**AVAILABLE RECORDS**
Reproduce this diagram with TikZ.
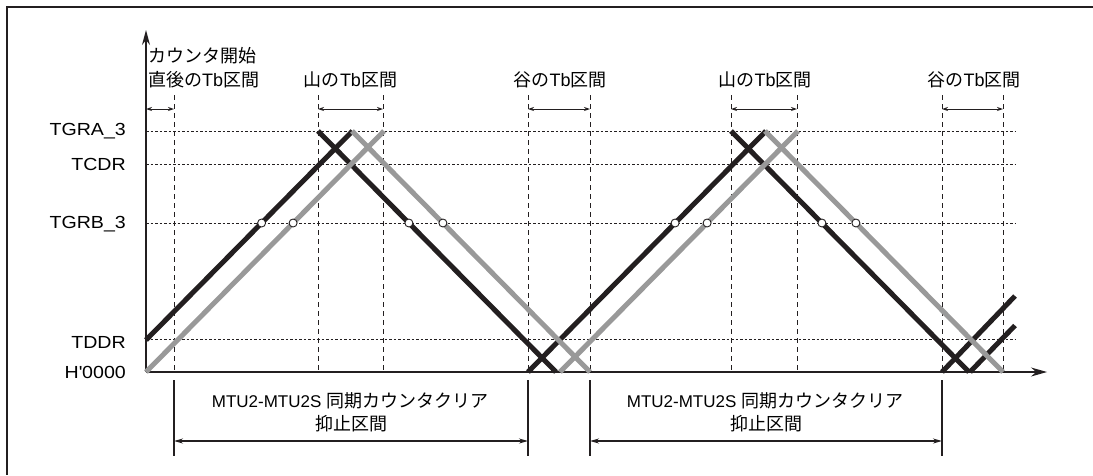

* * *

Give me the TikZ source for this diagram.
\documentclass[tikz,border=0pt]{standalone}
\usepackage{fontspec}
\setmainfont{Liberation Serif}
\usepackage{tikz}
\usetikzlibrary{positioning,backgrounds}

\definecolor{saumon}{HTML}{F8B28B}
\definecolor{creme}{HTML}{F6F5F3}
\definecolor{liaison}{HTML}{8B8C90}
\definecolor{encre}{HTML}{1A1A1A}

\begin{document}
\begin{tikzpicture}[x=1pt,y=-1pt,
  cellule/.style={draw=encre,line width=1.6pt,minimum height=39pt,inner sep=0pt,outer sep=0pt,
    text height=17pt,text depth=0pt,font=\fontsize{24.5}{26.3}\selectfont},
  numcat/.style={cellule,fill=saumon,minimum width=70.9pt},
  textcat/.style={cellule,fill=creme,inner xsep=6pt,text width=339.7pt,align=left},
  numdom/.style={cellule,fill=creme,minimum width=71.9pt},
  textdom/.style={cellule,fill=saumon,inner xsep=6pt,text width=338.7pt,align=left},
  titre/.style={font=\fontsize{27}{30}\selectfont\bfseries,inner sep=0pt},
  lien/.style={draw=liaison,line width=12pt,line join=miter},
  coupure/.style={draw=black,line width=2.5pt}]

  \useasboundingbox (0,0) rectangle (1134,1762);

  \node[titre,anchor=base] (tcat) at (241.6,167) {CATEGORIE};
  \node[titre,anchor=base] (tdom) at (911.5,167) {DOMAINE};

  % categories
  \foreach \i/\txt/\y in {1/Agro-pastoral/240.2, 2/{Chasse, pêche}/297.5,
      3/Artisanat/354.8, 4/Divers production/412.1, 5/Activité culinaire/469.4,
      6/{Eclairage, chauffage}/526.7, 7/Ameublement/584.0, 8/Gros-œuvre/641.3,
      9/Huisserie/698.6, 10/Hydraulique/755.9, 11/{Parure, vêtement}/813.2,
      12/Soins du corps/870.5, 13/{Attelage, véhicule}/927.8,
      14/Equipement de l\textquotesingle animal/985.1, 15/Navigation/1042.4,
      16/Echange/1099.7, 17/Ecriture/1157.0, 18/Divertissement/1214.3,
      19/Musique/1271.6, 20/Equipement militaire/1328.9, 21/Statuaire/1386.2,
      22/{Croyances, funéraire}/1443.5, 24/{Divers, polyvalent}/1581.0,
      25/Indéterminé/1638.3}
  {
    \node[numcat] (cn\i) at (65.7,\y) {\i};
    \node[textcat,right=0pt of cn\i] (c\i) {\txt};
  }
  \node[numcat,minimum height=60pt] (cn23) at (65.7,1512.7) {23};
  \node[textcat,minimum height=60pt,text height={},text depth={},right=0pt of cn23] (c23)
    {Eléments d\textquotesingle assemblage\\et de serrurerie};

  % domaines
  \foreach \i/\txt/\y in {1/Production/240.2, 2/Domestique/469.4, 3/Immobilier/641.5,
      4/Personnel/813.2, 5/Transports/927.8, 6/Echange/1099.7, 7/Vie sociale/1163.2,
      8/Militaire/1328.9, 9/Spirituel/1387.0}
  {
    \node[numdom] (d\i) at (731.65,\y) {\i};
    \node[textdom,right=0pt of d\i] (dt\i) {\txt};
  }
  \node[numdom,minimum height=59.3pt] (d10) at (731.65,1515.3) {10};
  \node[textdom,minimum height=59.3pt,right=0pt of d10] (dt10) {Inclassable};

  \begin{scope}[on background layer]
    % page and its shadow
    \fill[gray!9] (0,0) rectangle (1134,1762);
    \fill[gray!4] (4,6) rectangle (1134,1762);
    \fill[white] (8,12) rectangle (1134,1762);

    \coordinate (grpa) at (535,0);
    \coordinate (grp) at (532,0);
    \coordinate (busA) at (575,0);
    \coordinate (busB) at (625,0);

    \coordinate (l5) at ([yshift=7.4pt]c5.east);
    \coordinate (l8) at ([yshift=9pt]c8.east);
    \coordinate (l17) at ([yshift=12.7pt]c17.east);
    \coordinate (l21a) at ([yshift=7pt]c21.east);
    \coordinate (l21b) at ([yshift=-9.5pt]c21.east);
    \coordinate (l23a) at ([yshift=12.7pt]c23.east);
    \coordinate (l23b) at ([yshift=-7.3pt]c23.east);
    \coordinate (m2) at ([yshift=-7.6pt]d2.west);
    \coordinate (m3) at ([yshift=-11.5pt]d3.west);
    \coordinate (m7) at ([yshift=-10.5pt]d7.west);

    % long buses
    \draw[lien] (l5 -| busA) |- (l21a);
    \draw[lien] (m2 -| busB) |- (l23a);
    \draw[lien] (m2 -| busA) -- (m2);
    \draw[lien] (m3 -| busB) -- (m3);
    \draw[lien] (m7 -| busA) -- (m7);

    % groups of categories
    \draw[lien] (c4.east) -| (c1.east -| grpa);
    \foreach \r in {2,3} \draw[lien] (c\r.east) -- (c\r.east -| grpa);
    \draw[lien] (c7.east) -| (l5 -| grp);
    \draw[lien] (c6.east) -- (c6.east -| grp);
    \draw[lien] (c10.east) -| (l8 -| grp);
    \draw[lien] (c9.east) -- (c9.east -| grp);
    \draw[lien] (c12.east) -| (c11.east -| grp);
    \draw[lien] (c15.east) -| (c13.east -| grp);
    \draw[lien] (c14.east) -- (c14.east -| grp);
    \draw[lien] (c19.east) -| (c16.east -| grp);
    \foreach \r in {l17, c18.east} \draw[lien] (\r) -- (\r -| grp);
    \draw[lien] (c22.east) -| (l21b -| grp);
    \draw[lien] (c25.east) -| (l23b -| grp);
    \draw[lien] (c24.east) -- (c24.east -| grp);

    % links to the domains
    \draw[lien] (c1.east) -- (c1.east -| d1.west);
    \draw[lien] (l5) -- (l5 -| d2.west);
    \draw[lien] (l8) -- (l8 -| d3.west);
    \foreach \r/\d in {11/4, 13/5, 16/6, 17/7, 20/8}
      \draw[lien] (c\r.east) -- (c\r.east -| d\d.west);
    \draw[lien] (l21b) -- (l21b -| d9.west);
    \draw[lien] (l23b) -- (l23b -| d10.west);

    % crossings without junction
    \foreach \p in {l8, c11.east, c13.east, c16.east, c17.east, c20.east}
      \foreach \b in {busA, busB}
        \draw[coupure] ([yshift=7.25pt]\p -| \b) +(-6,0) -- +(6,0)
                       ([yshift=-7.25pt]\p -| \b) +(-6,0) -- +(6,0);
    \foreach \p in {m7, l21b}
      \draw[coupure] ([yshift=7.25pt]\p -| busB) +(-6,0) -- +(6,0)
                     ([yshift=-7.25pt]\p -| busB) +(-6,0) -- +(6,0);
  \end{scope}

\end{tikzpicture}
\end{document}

---

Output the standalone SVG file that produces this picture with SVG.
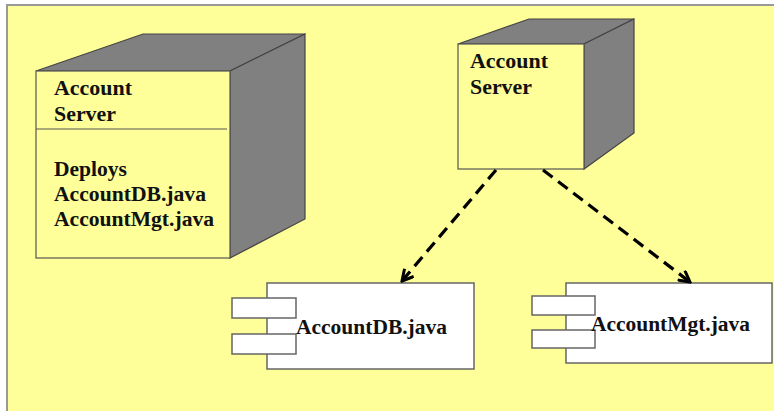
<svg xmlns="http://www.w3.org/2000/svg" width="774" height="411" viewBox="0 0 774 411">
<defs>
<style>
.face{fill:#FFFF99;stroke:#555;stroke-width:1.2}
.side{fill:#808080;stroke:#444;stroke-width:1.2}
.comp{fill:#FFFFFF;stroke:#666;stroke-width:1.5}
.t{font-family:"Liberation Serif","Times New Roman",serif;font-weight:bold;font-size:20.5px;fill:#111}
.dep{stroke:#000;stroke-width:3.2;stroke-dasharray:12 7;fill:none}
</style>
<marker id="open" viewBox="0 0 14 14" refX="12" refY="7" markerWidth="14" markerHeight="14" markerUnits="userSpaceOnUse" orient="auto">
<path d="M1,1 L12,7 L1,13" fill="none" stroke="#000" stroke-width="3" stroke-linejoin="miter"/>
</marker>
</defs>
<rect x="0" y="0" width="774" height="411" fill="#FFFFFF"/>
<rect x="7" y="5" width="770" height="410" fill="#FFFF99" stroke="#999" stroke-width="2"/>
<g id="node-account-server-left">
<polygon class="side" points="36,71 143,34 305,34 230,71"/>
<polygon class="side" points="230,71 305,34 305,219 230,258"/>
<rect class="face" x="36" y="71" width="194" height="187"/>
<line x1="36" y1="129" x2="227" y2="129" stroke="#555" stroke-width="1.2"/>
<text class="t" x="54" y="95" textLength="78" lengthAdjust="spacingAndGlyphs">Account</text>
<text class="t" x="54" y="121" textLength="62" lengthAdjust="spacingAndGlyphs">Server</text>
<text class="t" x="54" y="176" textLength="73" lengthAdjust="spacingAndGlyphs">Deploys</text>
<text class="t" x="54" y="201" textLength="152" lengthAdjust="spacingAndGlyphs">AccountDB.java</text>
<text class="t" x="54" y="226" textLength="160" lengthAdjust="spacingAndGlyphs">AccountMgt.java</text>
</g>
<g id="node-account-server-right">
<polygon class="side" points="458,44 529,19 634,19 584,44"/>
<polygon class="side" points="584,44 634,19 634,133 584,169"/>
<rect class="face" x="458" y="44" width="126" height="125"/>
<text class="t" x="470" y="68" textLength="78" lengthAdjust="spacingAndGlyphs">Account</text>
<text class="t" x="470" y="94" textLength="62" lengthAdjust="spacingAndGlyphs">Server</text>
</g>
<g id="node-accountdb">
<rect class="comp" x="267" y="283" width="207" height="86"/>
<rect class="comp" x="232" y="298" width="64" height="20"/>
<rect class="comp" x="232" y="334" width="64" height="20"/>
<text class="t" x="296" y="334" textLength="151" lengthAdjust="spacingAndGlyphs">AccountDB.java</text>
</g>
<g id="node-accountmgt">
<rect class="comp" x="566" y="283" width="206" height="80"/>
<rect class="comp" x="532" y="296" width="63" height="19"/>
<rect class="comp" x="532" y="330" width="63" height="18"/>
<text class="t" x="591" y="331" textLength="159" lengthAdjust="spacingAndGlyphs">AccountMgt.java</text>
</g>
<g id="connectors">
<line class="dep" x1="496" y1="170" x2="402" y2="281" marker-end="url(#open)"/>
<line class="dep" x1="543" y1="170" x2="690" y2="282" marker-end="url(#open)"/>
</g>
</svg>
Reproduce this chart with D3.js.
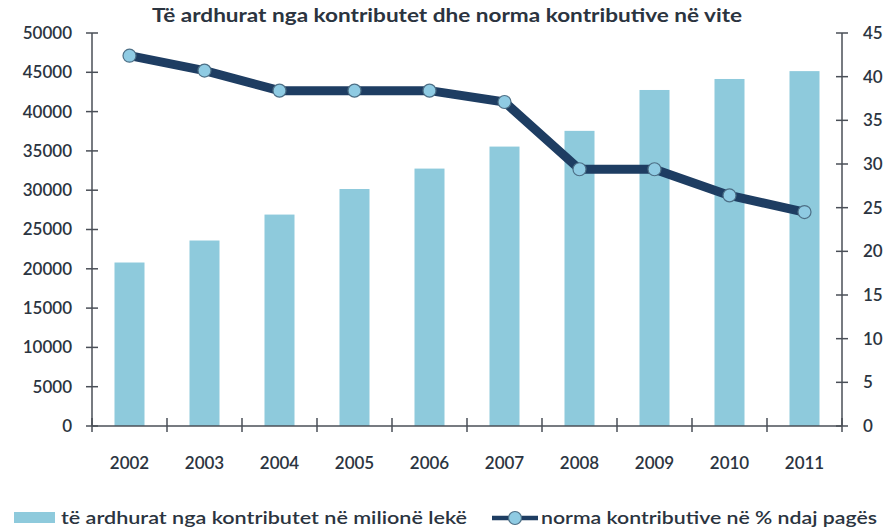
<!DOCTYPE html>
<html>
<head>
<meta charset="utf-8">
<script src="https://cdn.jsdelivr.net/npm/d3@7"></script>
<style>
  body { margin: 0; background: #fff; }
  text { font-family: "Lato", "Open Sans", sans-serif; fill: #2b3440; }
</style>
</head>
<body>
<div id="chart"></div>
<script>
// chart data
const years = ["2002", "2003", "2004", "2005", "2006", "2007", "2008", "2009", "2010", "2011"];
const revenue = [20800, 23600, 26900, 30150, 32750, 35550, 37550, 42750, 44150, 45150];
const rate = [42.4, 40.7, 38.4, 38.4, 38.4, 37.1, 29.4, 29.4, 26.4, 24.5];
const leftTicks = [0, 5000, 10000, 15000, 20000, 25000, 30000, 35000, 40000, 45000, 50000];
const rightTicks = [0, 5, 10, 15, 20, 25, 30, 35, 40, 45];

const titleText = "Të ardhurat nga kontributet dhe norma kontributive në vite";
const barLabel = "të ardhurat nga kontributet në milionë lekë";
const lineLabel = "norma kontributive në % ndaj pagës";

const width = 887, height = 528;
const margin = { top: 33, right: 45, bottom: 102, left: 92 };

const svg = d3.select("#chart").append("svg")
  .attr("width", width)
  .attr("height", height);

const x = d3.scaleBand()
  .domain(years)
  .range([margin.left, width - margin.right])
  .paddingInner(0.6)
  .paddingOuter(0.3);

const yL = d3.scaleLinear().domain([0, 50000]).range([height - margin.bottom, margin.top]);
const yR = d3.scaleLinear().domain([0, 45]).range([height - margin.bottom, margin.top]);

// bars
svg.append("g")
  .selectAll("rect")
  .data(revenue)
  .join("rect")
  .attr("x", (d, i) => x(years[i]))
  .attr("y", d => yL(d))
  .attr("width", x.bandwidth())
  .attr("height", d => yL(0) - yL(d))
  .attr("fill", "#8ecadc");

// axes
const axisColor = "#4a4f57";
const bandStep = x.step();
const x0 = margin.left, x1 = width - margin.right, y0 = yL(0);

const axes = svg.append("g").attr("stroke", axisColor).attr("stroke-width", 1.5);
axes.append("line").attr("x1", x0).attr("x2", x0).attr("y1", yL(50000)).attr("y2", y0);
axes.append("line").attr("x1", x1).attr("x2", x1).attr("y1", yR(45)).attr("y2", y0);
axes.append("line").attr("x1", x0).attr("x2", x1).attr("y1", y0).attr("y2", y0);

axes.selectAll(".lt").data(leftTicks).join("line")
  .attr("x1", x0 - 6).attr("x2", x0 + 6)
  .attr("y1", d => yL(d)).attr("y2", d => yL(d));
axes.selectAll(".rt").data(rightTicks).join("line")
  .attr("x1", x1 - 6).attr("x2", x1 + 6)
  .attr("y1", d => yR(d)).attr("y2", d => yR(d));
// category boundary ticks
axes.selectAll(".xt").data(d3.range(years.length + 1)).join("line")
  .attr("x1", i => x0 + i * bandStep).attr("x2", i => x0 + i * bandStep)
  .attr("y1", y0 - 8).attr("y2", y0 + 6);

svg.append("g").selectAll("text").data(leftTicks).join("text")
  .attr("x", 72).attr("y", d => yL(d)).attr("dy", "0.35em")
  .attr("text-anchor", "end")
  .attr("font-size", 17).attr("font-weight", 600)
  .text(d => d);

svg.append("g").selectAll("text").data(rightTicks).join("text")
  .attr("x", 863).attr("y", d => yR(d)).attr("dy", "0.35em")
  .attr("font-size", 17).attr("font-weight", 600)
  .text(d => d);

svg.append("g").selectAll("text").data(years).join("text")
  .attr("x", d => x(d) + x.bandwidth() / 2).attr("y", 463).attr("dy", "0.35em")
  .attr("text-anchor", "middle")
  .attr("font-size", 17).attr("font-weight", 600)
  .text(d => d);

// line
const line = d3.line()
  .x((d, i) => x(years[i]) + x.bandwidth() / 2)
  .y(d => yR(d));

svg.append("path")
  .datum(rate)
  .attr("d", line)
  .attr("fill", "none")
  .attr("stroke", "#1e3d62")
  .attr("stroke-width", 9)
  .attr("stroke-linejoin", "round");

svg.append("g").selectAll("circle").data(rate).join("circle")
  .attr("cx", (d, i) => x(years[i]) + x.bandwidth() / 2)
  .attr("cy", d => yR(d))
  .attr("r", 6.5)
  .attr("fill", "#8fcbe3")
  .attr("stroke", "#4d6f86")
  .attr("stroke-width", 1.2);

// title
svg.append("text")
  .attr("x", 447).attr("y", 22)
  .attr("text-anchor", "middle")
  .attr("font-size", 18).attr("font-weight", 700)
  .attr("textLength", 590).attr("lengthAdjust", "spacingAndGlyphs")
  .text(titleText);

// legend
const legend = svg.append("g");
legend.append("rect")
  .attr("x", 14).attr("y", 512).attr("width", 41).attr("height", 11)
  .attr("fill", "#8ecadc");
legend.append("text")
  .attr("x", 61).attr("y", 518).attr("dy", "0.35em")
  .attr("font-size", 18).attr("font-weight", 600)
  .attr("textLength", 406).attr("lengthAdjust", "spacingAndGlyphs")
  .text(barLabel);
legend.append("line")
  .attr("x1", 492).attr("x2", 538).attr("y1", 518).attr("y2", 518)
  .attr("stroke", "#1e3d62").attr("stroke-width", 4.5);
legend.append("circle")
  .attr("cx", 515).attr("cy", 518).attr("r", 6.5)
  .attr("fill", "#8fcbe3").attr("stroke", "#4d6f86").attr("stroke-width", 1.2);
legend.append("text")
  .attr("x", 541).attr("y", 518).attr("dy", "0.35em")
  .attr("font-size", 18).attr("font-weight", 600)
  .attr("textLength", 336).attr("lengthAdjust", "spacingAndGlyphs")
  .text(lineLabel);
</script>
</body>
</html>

**WHAT TO PRODUCE**
Return every line in the listing that contains the word "standalone".

**FINISHED TASK**
\documentclass[tikz,border=0pt]{standalone}
Output the standalone SVG file that produces this picture with SVG.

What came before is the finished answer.